Patrick Anthony: Toward extractive histories of science
This talk works toward extractive histories of science that go beyond the social construction of knowledge. At stake here is the complementary question of how sciences enact new environmental and political realities on the ground, as above and below it. I look specifically at sciences assembled along the itineraries of Prussian savant Alexander von Humboldt, which linked mineral frontiers from Prussia to colonial Mexico and Russian Siberia across the late eighteenth and nineteenth centuries. Coal figures in some accounts of the period as the mineral that turned industrial capitalism to “vertical frontiers.” But vertical frontiers were well-established by this time, as agents of global mining industries combined earth and atmospheric sciences. A history of those sciences shows carbonization rather as an extension of earlier mineral frontiers, based primarily in hard rock mining. That is because mineral coal was not merely a commodity to European mining and forestry bureaus, but a solution to perceived timber shortages and, by extension, to climate change itself. This talk therefore revisits the co-production of climate change science and coal-fired industrialization in the mid-nineteenth century. It explores continuities in the logic of the mineral frontier, from early modernity to “green” energy transitions. And it suggests how an extractive history of science might yet disrupt them.
Patrick Anthony is a Marie Skłodowska-Curie Postdoctoral Fellow and Research Partner in “Instructing Natural History: Nature, People, Empire” at Uppsala University.
Sebastian Felten: The Value of Bureaucracy: Files as a Source for the History of Resource Knowledge
How have procedures of administrative writing shaped the economic and scientific value of minerals? This talk draws on material from early modern Saxony whose state-directed mining sector is considered a birthplace of both modern geology and resource economics. Instructions, reports, and meeting minutes were written and annotated by experts ranging from mud-drenched foremen to councillors at court. While these texts are structured by formal hierarchies — they instruct down, report up, or record deliberation among peers —the contents are surprisingly polyphonic. They contain the opinions of scholars, female and male investors, local residents and workers. It is difficult to generalise from these records, though recent advances in handwritten-text recognition make it easier to deal with their bulk and repetitiveness. In this talk, I will compare administrative text to image-making and material culture in mining; and to collective text composition in early modern sciences. This dual comparison helps to better understand the promises and limitations of administrative writing as a source for the history of resource knowledge.
The talk is given in the framework of SCARCE (Sustained Concerns: Administration of Mineral Resource Extraction in Central Europe, 1550-1850). This ERC Starting Grant project aims to provide a history of today's stakeholder conflicts by showing how contradictory principles of resource management – economic development, sustainability, and technological innovation – were forged in protoindustrial settings. SCARCE investigates four interlocking processes that sustained mining in Central Europe: pooling capital, scaling plans, reproducing labour, and managing health and pollution (https://scarce.univie.ac.at/).
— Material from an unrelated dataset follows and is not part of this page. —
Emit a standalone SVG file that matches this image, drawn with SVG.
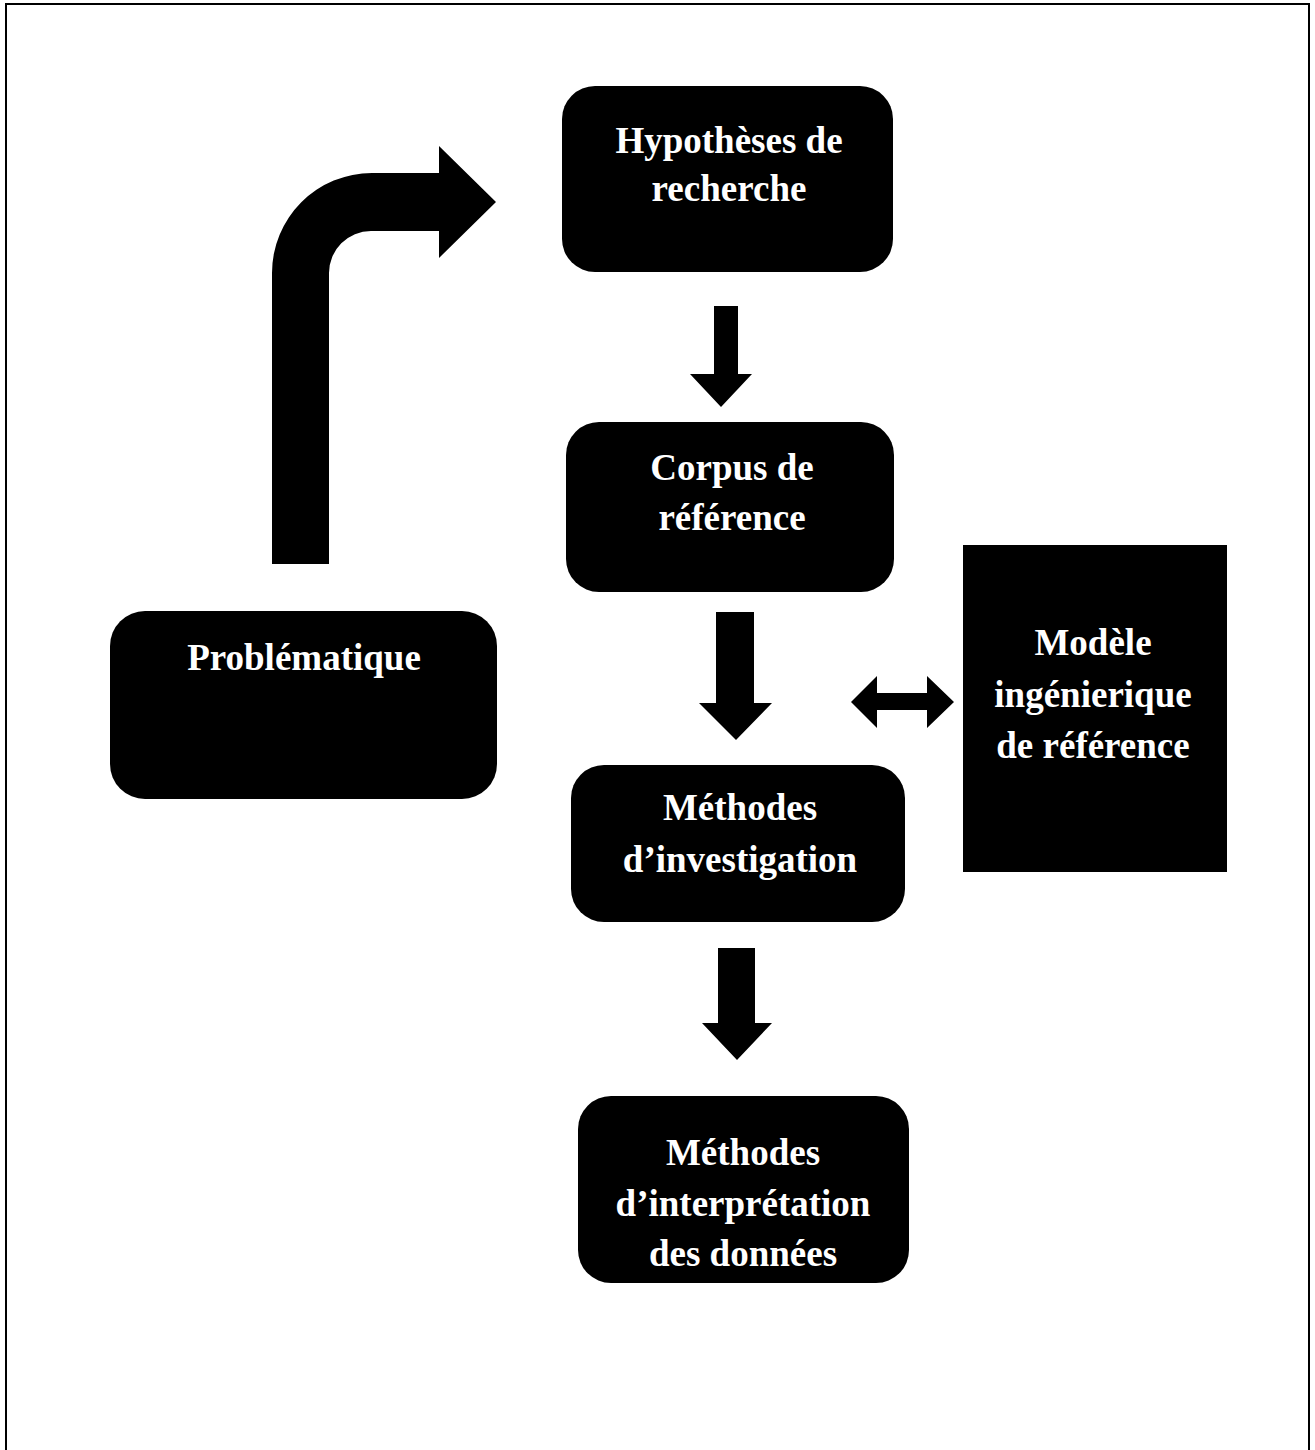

Sebastian Felten is Assistant Professor of Early Modern History at the University of Vienna.
Måns Jansson & Jacob Orrje: The geographies of mining knowledge in early modern Swedish state making
Early modern mines were subterranean roots from which fiscal-military states drew military and economic power. To improve this vital trade, fledgling European mining administrations encouraged the gathering of useful knowledge in many forms. One case in point was the Swedish Bergskollegium. For over 100 years – from the late seventeenth century until the early 1800s – it maintained a program of intelligent travel, sending its officials to mining and metal-working communities across Europe as well as within the Swedish realm. The notes and reports by the travelers were one vital ingredient in a collective effort to compile state-of-the-art knowledge. At the same time, the kollegium established an infrastructure for how information was gathered and processed, which consisted of several interlinked components: a central archive in Stockholm, decentralized mining districts [Bergmästardömen], and protocols for how mobile officials and useful knowledge should circulate between these entities.
Using a combination of methods and theories from digital history and global history of science and technology, our project emphasizes different aspects of this material, such as: the transnational sinews of state-related knowledge gathering, the practices and infrastructures observed and employed by the travelers, and long-term trends of technical change and state making in early modern hand-written archives. More specifically, we focus on three sets of practices: first, the work techniques of craftsmen and miners; second, methods for organising these workers as well as the trade of metals; and third, administrative work of circulating and systematising knowledge about the previously mentioned practices. In studying these three sets of practices and relating them to each other, we aim to propose new ways of understanding how knowing, moving, and doing were intertwined in historical state administrations.
Måns Jansson is a researcher in economic history at Uppsala University. Jacob Orrje is a researcher in history of science and ideas at Uppsala University, and a digital historian of science at the Royal Swedish Academy of Sciences.